● **WHAT IS EXPECTED**:
Of the lines listed below, return exactly those that run from the line containing "Emit a Python" through the line containing "yticks = [0, -60, -120, -180]", both included.

(Records from a dataset)

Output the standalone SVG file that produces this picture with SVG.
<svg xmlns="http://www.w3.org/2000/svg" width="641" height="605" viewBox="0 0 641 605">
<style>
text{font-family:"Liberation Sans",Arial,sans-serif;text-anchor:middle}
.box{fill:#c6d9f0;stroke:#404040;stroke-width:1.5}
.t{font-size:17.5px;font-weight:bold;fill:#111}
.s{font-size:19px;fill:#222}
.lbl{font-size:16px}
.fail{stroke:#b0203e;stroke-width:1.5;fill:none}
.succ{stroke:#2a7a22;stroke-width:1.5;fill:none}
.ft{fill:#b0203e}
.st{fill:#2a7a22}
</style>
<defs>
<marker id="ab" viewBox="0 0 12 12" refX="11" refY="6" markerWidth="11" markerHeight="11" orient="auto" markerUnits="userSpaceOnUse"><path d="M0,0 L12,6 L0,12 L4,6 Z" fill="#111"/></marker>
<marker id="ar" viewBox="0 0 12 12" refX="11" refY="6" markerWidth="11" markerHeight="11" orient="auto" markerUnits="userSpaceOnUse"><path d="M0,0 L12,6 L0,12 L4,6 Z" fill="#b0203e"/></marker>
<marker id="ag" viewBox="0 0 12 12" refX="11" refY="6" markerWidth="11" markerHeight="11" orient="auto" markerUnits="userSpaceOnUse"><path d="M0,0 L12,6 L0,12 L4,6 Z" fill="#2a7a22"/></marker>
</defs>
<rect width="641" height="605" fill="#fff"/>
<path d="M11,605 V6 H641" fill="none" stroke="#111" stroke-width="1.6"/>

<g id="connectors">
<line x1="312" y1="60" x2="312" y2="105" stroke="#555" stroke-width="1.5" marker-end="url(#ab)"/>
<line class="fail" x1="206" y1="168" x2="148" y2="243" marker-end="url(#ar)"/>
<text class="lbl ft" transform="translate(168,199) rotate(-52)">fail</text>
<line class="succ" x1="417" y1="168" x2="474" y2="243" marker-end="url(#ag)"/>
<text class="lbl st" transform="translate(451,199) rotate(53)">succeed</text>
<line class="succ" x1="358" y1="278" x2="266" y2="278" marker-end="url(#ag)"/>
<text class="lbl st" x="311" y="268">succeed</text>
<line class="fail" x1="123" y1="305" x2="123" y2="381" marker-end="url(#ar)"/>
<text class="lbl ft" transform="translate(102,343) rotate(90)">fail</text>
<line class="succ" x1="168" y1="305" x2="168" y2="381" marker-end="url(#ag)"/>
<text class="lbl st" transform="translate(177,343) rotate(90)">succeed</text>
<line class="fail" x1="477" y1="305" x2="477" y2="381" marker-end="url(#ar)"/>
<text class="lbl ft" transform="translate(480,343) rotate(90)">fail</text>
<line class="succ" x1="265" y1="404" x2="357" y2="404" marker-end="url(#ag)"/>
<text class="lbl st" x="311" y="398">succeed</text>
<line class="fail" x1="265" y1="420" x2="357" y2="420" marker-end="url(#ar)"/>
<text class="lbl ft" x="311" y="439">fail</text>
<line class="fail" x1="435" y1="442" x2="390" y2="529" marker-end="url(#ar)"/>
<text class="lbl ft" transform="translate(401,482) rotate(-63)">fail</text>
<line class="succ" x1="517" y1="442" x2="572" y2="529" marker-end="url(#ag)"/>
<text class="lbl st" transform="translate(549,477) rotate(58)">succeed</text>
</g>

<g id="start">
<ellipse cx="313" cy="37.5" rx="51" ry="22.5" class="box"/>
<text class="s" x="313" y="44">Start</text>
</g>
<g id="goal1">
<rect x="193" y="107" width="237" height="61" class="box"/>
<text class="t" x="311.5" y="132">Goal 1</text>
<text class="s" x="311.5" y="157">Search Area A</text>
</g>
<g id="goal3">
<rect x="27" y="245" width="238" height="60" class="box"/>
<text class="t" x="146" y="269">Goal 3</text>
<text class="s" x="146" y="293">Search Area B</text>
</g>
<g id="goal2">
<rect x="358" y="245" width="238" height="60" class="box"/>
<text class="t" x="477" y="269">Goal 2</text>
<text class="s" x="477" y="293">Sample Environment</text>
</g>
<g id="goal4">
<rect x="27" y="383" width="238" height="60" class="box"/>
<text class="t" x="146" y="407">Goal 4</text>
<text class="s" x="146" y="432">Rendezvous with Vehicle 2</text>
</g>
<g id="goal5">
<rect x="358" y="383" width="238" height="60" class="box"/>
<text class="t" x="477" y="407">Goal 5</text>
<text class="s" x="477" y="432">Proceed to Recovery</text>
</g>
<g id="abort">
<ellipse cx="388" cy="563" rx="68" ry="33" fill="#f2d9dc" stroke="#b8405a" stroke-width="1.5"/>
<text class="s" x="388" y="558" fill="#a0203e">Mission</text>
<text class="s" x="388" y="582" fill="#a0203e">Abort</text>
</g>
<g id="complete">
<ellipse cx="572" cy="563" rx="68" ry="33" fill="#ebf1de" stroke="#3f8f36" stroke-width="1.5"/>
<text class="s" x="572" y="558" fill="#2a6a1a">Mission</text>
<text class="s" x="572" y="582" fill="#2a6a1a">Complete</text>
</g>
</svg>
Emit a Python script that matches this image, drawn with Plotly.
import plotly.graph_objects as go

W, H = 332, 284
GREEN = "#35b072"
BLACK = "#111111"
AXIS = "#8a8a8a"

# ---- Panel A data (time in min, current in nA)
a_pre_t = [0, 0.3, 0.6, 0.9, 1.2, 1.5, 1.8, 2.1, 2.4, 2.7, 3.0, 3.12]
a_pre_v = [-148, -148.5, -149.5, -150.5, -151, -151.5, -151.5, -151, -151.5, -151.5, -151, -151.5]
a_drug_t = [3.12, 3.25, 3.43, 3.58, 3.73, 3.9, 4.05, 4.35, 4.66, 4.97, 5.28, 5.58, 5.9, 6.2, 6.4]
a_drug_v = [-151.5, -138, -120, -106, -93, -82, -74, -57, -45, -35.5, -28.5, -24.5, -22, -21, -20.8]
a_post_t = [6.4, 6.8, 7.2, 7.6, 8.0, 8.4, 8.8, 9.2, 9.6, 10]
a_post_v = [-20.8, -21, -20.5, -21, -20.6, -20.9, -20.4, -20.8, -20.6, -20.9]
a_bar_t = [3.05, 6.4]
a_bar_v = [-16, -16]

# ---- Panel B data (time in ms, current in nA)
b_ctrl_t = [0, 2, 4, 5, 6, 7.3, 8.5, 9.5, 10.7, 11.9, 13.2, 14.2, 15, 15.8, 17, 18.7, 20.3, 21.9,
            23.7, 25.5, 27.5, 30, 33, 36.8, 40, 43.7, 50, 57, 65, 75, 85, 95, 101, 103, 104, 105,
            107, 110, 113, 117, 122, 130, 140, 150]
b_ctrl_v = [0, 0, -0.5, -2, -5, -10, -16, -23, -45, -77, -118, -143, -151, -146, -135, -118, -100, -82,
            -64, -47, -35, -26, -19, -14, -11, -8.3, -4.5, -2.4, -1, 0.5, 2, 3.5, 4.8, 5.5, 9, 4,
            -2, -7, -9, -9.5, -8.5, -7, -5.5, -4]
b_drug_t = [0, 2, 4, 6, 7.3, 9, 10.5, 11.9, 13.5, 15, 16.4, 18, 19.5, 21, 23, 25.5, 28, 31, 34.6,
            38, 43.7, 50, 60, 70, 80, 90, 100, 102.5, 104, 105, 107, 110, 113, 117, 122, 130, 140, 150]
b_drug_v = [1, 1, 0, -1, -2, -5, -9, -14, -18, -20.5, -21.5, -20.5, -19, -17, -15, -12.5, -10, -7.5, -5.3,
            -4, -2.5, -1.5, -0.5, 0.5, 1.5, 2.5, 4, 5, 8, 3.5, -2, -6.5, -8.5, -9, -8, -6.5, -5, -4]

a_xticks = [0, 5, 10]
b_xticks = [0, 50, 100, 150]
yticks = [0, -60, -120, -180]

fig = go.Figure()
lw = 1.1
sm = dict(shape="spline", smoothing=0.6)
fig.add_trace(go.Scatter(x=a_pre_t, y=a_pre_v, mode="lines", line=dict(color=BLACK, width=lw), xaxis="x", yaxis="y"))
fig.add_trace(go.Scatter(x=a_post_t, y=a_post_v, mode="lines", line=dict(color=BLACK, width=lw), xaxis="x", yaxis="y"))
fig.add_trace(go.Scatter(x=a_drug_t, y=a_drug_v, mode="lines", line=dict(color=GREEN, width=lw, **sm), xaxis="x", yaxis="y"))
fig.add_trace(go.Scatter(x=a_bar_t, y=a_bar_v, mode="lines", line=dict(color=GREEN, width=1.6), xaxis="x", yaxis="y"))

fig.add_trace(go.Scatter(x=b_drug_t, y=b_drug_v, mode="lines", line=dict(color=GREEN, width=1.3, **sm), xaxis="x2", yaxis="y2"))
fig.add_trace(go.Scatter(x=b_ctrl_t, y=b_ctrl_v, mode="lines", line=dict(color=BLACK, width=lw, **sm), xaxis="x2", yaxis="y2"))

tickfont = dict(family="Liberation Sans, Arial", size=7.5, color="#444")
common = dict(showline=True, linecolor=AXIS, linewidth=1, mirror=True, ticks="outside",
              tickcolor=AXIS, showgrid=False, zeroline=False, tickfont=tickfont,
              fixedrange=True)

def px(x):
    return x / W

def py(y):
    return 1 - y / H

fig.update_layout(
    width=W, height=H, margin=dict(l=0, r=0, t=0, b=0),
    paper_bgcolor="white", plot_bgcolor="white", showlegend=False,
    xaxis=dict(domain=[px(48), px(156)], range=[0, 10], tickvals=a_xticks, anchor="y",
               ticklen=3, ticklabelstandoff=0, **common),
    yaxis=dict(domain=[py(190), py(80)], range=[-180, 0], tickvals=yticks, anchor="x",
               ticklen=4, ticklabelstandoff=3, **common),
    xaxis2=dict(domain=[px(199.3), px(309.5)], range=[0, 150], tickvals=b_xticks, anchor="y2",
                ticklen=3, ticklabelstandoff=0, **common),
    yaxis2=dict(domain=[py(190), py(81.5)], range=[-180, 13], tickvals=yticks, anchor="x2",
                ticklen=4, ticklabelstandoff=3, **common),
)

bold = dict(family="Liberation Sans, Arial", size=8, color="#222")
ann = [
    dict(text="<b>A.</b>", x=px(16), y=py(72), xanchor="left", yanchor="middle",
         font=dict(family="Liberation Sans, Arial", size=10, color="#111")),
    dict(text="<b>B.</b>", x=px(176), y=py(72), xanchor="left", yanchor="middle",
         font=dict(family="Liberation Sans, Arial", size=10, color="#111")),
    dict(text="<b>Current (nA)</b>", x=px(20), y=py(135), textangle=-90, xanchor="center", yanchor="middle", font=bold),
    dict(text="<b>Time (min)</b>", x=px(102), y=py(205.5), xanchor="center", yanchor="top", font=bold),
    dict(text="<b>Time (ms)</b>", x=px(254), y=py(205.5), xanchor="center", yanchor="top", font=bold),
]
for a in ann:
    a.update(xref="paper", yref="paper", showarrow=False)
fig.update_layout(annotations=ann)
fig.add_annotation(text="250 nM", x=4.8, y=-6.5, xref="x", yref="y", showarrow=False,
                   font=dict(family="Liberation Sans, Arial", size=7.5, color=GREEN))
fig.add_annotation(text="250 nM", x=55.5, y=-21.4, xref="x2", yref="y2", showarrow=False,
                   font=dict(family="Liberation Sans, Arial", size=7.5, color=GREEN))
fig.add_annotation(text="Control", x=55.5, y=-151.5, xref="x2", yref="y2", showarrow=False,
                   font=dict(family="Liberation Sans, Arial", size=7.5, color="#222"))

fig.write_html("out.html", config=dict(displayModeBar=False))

● **SOLVED PROBLEM**:
Emit a Python script that matches this image, drawn with Plotly.
import plotly.graph_objects as go

W, H = 332, 284
GREEN = "#35b072"
BLACK = "#111111"
AXIS = "#8a8a8a"

# ---- Panel A data (time in min, current in nA)
a_pre_t = [0, 0.3, 0.6, 0.9, 1.2, 1.5, 1.8, 2.1, 2.4, 2.7, 3.0, 3.12]
a_pre_v = [-148, -148.5, -149.5, -150.5, -151, -151.5, -151.5, -151, -151.5, -151.5, -151, -151.5]
a_drug_t = [3.12, 3.25, 3.43, 3.58, 3.73, 3.9, 4.05, 4.35, 4.66, 4.97, 5.28, 5.58, 5.9, 6.2, 6.4]
a_drug_v = [-151.5, -138, -120, -106, -93, -82, -74, -57, -45, -35.5, -28.5, -24.5, -22, -21, -20.8]
a_post_t = [6.4, 6.8, 7.2, 7.6, 8.0, 8.4, 8.8, 9.2, 9.6, 10]
a_post_v = [-20.8, -21, -20.5, -21, -20.6, -20.9, -20.4, -20.8, -20.6, -20.9]
a_bar_t = [3.05, 6.4]
a_bar_v = [-16, -16]

# ---- Panel B data (time in ms, current in nA)
b_ctrl_t = [0, 2, 4, 5, 6, 7.3, 8.5, 9.5, 10.7, 11.9, 13.2, 14.2, 15, 15.8, 17, 18.7, 20.3, 21.9,
            23.7, 25.5, 27.5, 30, 33, 36.8, 40, 43.7, 50, 57, 65, 75, 85, 95, 101, 103, 104, 105,
            107, 110, 113, 117, 122, 130, 140, 150]
b_ctrl_v = [0, 0, -0.5, -2, -5, -10, -16, -23, -45, -77, -118, -143, -151, -146, -135, -118, -100, -82,
            -64, -47, -35, -26, -19, -14, -11, -8.3, -4.5, -2.4, -1, 0.5, 2, 3.5, 4.8, 5.5, 9, 4,
            -2, -7, -9, -9.5, -8.5, -7, -5.5, -4]
b_drug_t = [0, 2, 4, 6, 7.3, 9, 10.5, 11.9, 13.5, 15, 16.4, 18, 19.5, 21, 23, 25.5, 28, 31, 34.6,
            38, 43.7, 50, 60, 70, 80, 90, 100, 102.5, 104, 105, 107, 110, 113, 117, 122, 130, 140, 150]
b_drug_v = [1, 1, 0, -1, -2, -5, -9, -14, -18, -20.5, -21.5, -20.5, -19, -17, -15, -12.5, -10, -7.5, -5.3,
            -4, -2.5, -1.5, -0.5, 0.5, 1.5, 2.5, 4, 5, 8, 3.5, -2, -6.5, -8.5, -9, -8, -6.5, -5, -4]

a_xticks = [0, 5, 10]
b_xticks = [0, 50, 100, 150]
yticks = [0, -60, -120, -180]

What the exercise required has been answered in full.